I am trying to solve problem as follows: \begin{equation} \begin{split} &\mathop{min} \limits_{\textbf{x}_1...\textbf{x}_k} \ \frac{1}{2}\textbf{x}_1^T\textbf{Q}_1\textbf{x}_1+\textbf{q}_1^T\textbf{x}_1+...+\frac{1}{2}\textbf{x}_k^T\textbf{Q}_k\textbf{x}_k+\textbf{q}_k^T\textbf{x}_k \\ &s.t. \textbf{A}_i\textbf{x}_i \le \textbf{b}_i \end{split},\ \ (1) \end{equation} where $\textbf{x}_i \in \mathbb{R}^n,\textbf{Q}_i \in \mathbb{R}^{n \times n}$ is diagonal and positive definite matrix, $\textbf{A}_i \in \mathbb{R}^{m \times n}$ is sparse matrix.

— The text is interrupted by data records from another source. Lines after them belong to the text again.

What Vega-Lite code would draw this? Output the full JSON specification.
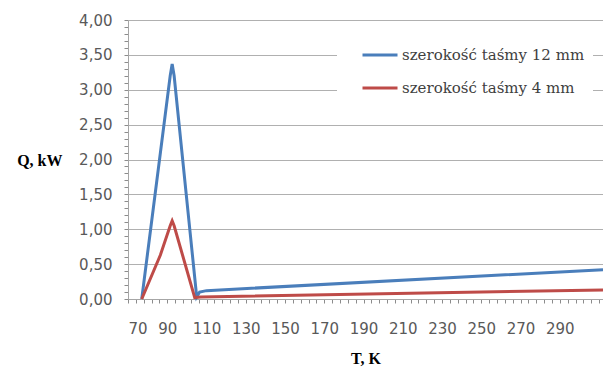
{
  "$schema": "https://vega.github.io/schema/vega-lite/v6.json",
  "width": 475,
  "height": 279,
  "autosize": "none",
  "padding": {"left": 128, "top": 20, "right": 0, "bottom": 70},
  "background": "white",
  "config": {
    "view": {"stroke": null},
    "locale": {"number": {"decimal": ",", "thousands": " ", "grouping": [3], "currency": ["", " zł"]}}
  },
  "data": {
    "values": [
      {"T": 77, "Q": 0, "series": "szerokość taśmy 12 mm"},
      {"T": 91.5, "Q": 3.2, "series": "szerokość taśmy 12 mm"},
      {"T": 92.5, "Q": 3.37, "series": "szerokość taśmy 12 mm"},
      {"T": 93.5, "Q": 3.2, "series": "szerokość taśmy 12 mm"},
      {"T": 105, "Q": 0.03, "series": "szerokość taśmy 12 mm"},
      {"T": 106.5, "Q": 0.1, "series": "szerokość taśmy 12 mm"},
      {"T": 110, "Q": 0.12, "series": "szerokość taśmy 12 mm"},
      {"T": 312, "Q": 0.42, "series": "szerokość taśmy 12 mm"},
      {"T": 77, "Q": 0, "series": "szerokość taśmy 4 mm"},
      {"T": 86.5, "Q": 0.63, "series": "szerokość taśmy 4 mm"},
      {"T": 91.5, "Q": 1.05, "series": "szerokość taśmy 4 mm"},
      {"T": 92.5, "Q": 1.12, "series": "szerokość taśmy 4 mm"},
      {"T": 93.5, "Q": 1.05, "series": "szerokość taśmy 4 mm"},
      {"T": 104, "Q": 0.02, "series": "szerokość taśmy 4 mm"},
      {"T": 107, "Q": 0.03, "series": "szerokość taśmy 4 mm"},
      {"T": 312, "Q": 0.13, "series": "szerokość taśmy 4 mm"}
    ]
  },
  "layer": [
    {
      "mark": {"type": "line", "opacity": 0},
      "encoding": {
        "x": {
          "field": "T", "type": "quantitative",
          "scale": {"domain": [70, 312], "nice": false, "zero": false},
          "axis": {"orient": "bottom", "values": [70,74,78,82,86,90,94,98,102,106,110,114,118,122,126,130,134,138,142,146,150,154,158,162,166,170,174,178,182,186,190,194,198,202,206,210,214,218,222,226,230,234,238,242,246,250,254,258,262,266,270,274,278,282,286,290,294,298,302,306,310],
            "labels": false, "grid": false, "domain": false, "ticks": true, "tickSize": 4, "tickColor": "#8c8c8c", "tickWidth": 1, "title": null}
        },
        "y": {
          "field": "Q", "type": "quantitative",
          "scale": {"domain": [0, 4], "nice": false},
          "axis": {"orient": "left", "values": [0,0.1,0.2,0.3,0.4,0.5,0.6,0.7,0.8,0.9,1,1.1,1.2,1.3,1.4,1.5,1.6,1.7,1.8,1.9,2,2.1,2.2,2.3,2.4,2.5,2.6,2.7,2.8,2.9,3,3.1,3.2,3.3,3.4,3.5,3.6,3.7,3.8,3.9,4],
            "labels": false, "grid": false, "domain": false, "ticks": true, "tickSize": 4, "tickColor": "#8c8c8c", "tickWidth": 1, "title": null}
        },
        "detail": {"field": "series"}
      }
    },
    {
      "mark": {"type": "line", "strokeWidth": 3},
      "encoding": {
        "x": {
          "field": "T", "type": "quantitative",
          "scale": {"domain": [70, 312], "nice": false, "zero": false},
          "axis": {"orient": "bottom", "values": [70,90,110,130,150,170,190,210,230,250,270,290],
            "grid": false, "ticks": false, "domain": true, "domainColor": "#a6a6a6",
            "labelPadding": 22, "labelFont": "DejaVu Sans", "labelFontSize": 15, "labelColor": "#595959",
            "title": "T, K", "titleFont": "Liberation Serif", "titleFontSize": 16, "titleFontWeight": "bold", "titleColor": "#000000",
            "titlePadding": 14}
        },
        "y": {
          "field": "Q", "type": "quantitative",
          "scale": {"domain": [0, 4], "nice": false},
          "axis": {"orient": "left", "values": [0,0.5,1,1.5,2,2.5,3,3.5,4], "format": ".2f",
            "grid": true, "gridColor": "#b0b0b0", "ticks": false, "domain": true, "domainColor": "#a6a6a6",
            "labelPadding": 16, "labelFont": "DejaVu Sans", "labelFontSize": 15, "labelColor": "#595959",
            "title": "Q, kW", "titleFont": "Liberation Serif", "titleFontSize": 16, "titleFontWeight": "bold", "titleColor": "#000000",
            "titleAngle": 0, "titleAlign": "right", "titleBaseline": "middle", "titleX": -66, "titleY": 140}
        },
        "color": {
          "field": "series", "type": "nominal",
          "scale": {"domain": ["szerokość taśmy 12 mm", "szerokość taśmy 4 mm"], "range": ["#4a7ebb", "#be4b48"]},
          "legend": {"orient": "none", "legendX": 209, "legendY": 8, "title": " ", "titleOrient": "left", "titlePadding": 16, "titleFontSize": 10,
            "symbolType": "stroke", "symbolSize": 1225, "symbolStrokeWidth": 3,
            "labelFont": "DejaVu Serif", "labelFontSize": 15, "labelColor": "#404040", "labelOffset": 3, "labelLimit": 0,
            "rowPadding": 6, "padding": 8, "fillColor": "white"}
        }
      }
    }
  ],
  "resolve": {"axis": {"x": "independent", "y": "independent"}}
}
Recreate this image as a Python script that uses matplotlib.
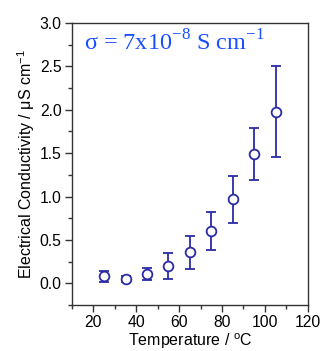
import matplotlib
matplotlib.use("Agg")
import matplotlib.pyplot as plt
from matplotlib.ticker import MultipleLocator

temperature = [25, 35, 45, 55, 65, 75, 85, 95, 105]
conductivity = [0.08, 0.05, 0.11, 0.20, 0.36, 0.60, 0.97, 1.49, 1.98]
error = [0.06, 0.03, 0.07, 0.15, 0.19, 0.22, 0.27, 0.30, 0.53]

plt.rcParams['font.family'] = ['Liberation Sans', 'DejaVu Sans']
plt.rcParams['mathtext.fontset'] = 'custom'
plt.rcParams['mathtext.rm'] = 'Liberation Serif'
plt.rcParams['mathtext.sf'] = 'Liberation Sans'

fig = plt.figure(figsize=(3.21, 3.51), dpi=100)
ax = fig.add_axes([72/321, 1-305/351, (307.7-72)/321, (305-23)/351])

col = '#2b2ba6'
ax.errorbar(temperature, conductivity, yerr=error, fmt='o', mfc='white', mec=col,
            ecolor=col, color=col, ms=7, mew=1.3, elinewidth=1.3, capsize=3.5, capthick=1.3)

ax.set_xlim(10, 120)
ax.set_ylim(-0.25, 3.0)
ax.xaxis.set_major_locator(MultipleLocator(20))
ax.xaxis.set_minor_locator(MultipleLocator(10))
ax.yaxis.set_major_locator(MultipleLocator(0.5))
ax.yaxis.set_minor_locator(MultipleLocator(0.25))
ax.tick_params(which='both', direction='out', top=False, right=False, labelsize=11.3, color='#333333')
ax.tick_params(which='major', length=5, width=1, pad=2.5)
ax.tick_params(which='minor', length=3, width=1)
for s in ax.spines.values():
    s.set_color('#333333')
    s.set_linewidth(1)

ax.set_xlabel('Temperature / $^{\\mathsf{o}}$C', fontsize=11.5, labelpad=1)
ax.set_ylabel('Electrical Conductivity / \u03bcS cm$^{\\mathsf{-1}}$', fontsize=11.5, labelpad=2)

ax.text(0.05, 0.975, '\u03c3 = 7x10$^{\\mathrm{-8}}$ S cm$^{\\mathrm{-1}}$', transform=ax.transAxes,
        ha='left', va='top', fontsize=17.5, color='#1a4fff', family=['Liberation Serif', 'DejaVu Serif'])

fig.savefig('out.png', dpi=100)
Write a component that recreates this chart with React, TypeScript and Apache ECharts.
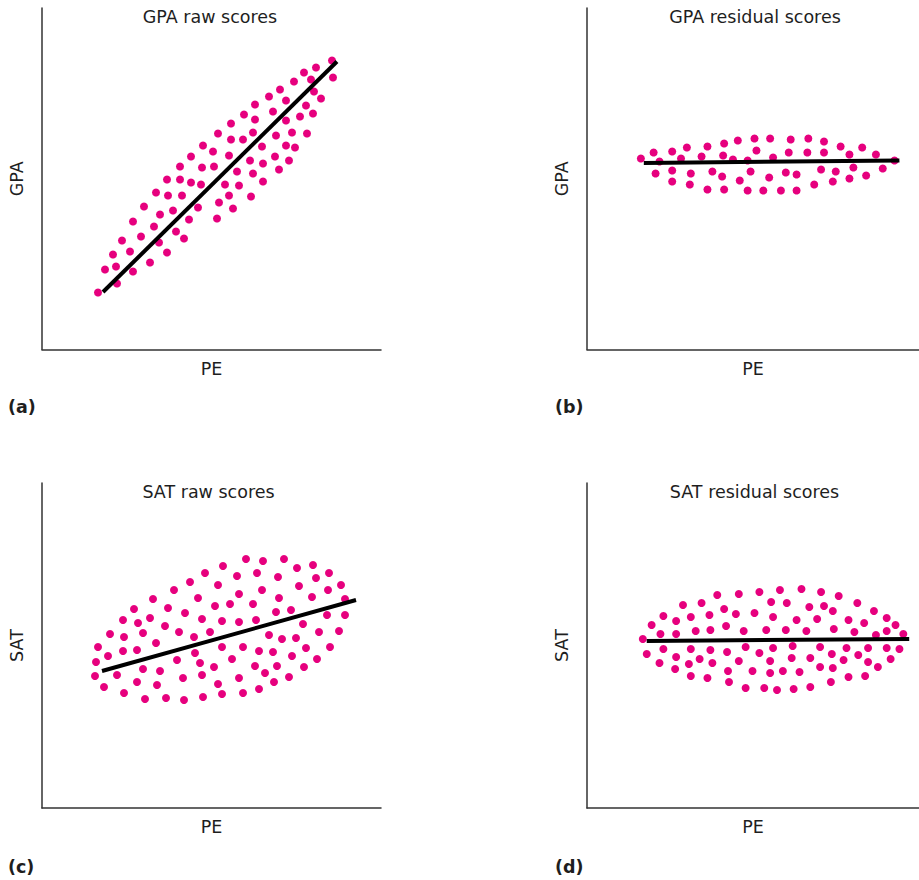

Problem (1) can be also rewritten as follows:
\begin{equation} \begin{split} &\mathop{min} \limits_{\textbf{x}_1...\textbf{x}_k} \ \frac{1}{2}\begin{bmatrix} \textbf{x}_1^T ... \textbf{x}_k^T\end{bmatrix} \begin{bmatrix} \textbf{Q}_1 & & \\ & ... & \\ & & \textbf{Q}_k \end{bmatrix} \begin{bmatrix} \textbf{x}_1\\ ...\\ \textbf{x}_k\end{bmatrix} + \begin{bmatrix} \textbf{q}_1^T ... \textbf{q}_k^T\end{bmatrix}\begin{bmatrix} \textbf{x}_1\\ ...\\ \textbf{x}_k\end{bmatrix}\\ &s.t. \begin{bmatrix} \textbf{A}_1 & & \\ & ... & \\ & & \textbf{A}_k \end{bmatrix}\begin{bmatrix} \textbf{x}_1\\ ...\\ \textbf{x}_k\end{bmatrix} \le \begin{bmatrix} \textbf{b}_1\\ ...\\ \textbf{b}_k\end{bmatrix} \end{split}.\ \ (2) \end{equation}
Since matrices in problem (2) are too large, and saving them usually leads to problem of out of memory, then I tend to solve k sub-problems as follows: \begin{equation} \begin{split} &\mathop{min} \limits_{\textbf{x}_i} \ \frac{1}{2}\textbf{x}_i^T\textbf{Q}_i\textbf{x}_i+\textbf{q}_i^T\textbf{x}_i \\ &s.t. \textbf{A}_i\textbf{x}_i \le \textbf{b}_i \end{split},\ \ (3) \end{equation} problem (3) can be solved by Augmented Lagrangian Method, whose algorithm can be roughly described as repreating the following three steps until convergence.
1.$\textbf{x}_i^{k+1}=\mathop{argmin} \limits_{\textbf{x}_i} \ L_{C_i}(\textbf{x}_i, \lambda_i)$
2.update $\lambda_i$
3.update $C_i$
However, for each sub-problem, if newton method is applied in step1 ($\textbf{x}_i^{k+1}=\mathop{argmin} \limits_{\textbf{x}_i} \ L_{C_i}(\textbf{x}_i, \lambda_i)$), in each iteration, it takes $O(n^3)$ to calculate the inverse of $L_c$'s Hessian matrix ($\textbf{Q}_i+C_i\textbf{A}_i^T\textbf{D}_i\textbf{A}_i$, where $\textbf{D}_i$ is a diagonal matrix). Therefore, solving problem (1) is very time consuming.
I guess problem (1) is frequently seen, and is there a faster way to solve it? Any help is appreciated.